= Joel F. Harrington =

American historian

Joel Francis Harrington (born August 25, 1959) is an American historian of pre-modern Germany. He is currently Centennial Professor of History at Vanderbilt University. He has published books for both scholarly and general audiences, and his work has been translated into thirteen foreign languages.

==Education==
Harrington was born in Toledo, Ohio, and attended Catholic elementary and secondary schools there. He graduated from the University of Notre Dame in 1981 with a B.A. in English and History. After studying at universities in France and Germany, Harrington was awarded a Ph.D. in History from the University of Michigan, Ann Arbor in 1989.

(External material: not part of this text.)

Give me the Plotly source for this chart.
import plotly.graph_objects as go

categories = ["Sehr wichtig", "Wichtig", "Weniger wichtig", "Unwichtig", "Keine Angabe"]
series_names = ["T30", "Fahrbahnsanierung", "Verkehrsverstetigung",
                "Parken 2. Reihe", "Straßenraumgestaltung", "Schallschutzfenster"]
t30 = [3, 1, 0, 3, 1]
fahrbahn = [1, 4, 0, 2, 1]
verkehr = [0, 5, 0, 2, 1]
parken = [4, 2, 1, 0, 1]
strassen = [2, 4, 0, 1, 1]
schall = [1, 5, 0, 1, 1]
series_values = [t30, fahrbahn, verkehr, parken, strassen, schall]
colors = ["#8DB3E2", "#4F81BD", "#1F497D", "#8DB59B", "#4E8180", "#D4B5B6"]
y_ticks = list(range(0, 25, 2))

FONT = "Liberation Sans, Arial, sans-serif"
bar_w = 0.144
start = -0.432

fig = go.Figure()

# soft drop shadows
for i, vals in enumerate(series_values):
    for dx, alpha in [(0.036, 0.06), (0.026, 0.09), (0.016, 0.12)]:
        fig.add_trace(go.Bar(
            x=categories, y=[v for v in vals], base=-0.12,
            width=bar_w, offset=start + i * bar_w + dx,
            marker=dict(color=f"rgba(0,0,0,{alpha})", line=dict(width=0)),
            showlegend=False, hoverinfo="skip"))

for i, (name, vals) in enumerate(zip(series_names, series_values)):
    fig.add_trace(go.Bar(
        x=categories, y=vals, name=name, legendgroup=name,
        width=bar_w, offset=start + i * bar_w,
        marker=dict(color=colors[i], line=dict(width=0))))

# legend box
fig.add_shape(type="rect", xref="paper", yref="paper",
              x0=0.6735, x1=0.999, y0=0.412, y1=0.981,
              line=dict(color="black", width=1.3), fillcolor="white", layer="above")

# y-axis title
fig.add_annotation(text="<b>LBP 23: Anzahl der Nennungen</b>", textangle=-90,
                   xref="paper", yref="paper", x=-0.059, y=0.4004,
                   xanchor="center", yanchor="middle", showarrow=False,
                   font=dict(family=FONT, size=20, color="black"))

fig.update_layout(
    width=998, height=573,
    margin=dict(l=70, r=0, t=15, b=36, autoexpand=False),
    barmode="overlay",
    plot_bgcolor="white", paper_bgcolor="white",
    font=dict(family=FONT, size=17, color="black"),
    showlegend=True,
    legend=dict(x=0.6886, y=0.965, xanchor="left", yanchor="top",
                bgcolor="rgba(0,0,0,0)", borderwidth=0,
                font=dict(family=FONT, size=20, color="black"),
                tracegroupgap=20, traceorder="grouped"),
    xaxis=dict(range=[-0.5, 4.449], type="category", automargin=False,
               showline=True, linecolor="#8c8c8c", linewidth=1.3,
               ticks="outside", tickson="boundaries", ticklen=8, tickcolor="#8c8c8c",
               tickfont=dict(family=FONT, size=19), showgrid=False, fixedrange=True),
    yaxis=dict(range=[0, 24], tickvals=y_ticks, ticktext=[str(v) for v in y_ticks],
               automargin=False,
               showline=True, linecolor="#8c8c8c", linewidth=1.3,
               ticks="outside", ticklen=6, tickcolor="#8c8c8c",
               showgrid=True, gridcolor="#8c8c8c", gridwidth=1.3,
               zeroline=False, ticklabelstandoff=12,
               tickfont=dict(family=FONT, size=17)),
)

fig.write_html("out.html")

==Career and Scholarship==
Since 1989, Harrington has taught at Vanderbilt University, where he is now Centennial Professor of History. His research has focused on pre-1700 Germany, particularly on social, legal, and religious topics. He has been especially interested in finding a balanced perspective on short-term micro-historical individual experiences and long-term macro-historical social structures.

Harrington's most recent monograph, Dangerous Mystic, provides a focused study of the life and teachings of the famous medieval friar Meister Eckhart. His third monograph, The Faithful Executioner, adopted a similar approach for the life and times of a sixteenth-century German executioner. Following the release of The Faithful Executioner, Harrington edited and translated The Executioner's Journal: Meister Frantz Schmidt of the Imperial City. Harrington has also published The Unwanted Child (2009) and Reordering Marriage and Society in Reformation Germany (1995). He worked as an editor for A Cloud of Witnesses: Readings in the History of Western Christianity (2001) and co-edited Names and Naming in Early Modern Germany with Marjorie Elizabeth Plummer in 2019.

Harrington was a visiting fellow at Institut für Geschichte der Medizin (Universität Erlangen-Nürnberg), Herzog August Bibliothek (Wolfenbüttel), Clare College (Cambridge University) and at the American Academy in Berlin.

== Personal life ==
Harrington lives in Nashville, Tennessee with his wife, Beth Monin Harrington, and their two children.

==Award and honors==

- American Academy of Arts and Letters Literature Award (2020)
- Guggenheim Fellowship (2018)
- Vanderbilt Chancellor's Research Award (2014)
- Roland H. Bainton Book Prize in History for The Unwanted Child (2010)
- Berlin Prize, American Academy in Berlin (2009)
- National Endowment for the Humanities Fellowship (1999)
- Fulbright-Hays Fellowship (1985)

==Selected bibliography==

=== Books ===

- Reordering Marriage and Society in Reformation Germany (Cambridge University Press, 1995; paperback: 2005). ISBN 0-521-46483-8.
- (Editor), A Cloud of Witnesses: Readings in the History of Western Christianity (Houghton Mifflin, 2001). ISBN 0-395-96883-6.
- The Unwanted Child: The Fate of Orphans, Foundlings, and Juvenile Criminals in Early Modern Germany (University of Chicago Press, 2009; paperback: 2013). ISBN 978-0-226-31729-8.
- The Faithful Executioner: Life and Death, Honor and Shame in the Turbulent Sixteenth Century (Farrar, Straus & Giroux, 2013; Paperback: 2013). ISBN 978-1-250-04361-0.
- (Editor & Translator), The Executioner’s Journal: Meister Frantz Schmidt of the Imperial City of Nuremberg (University of Virginia Press, 2016). ISBN 978-0-8139-3871-4.
- Dangerous Mystic: Meister Eckhart’s Path to the God Within (Penguin Press, 2018). ISBN 978-1-101-98156-6.
- (Co-editor with Marjorie Elizabeth Plummer), Names and Naming in Early Modern Germany (Berghahn, 2019). ISBN 978-1-78920-211-3.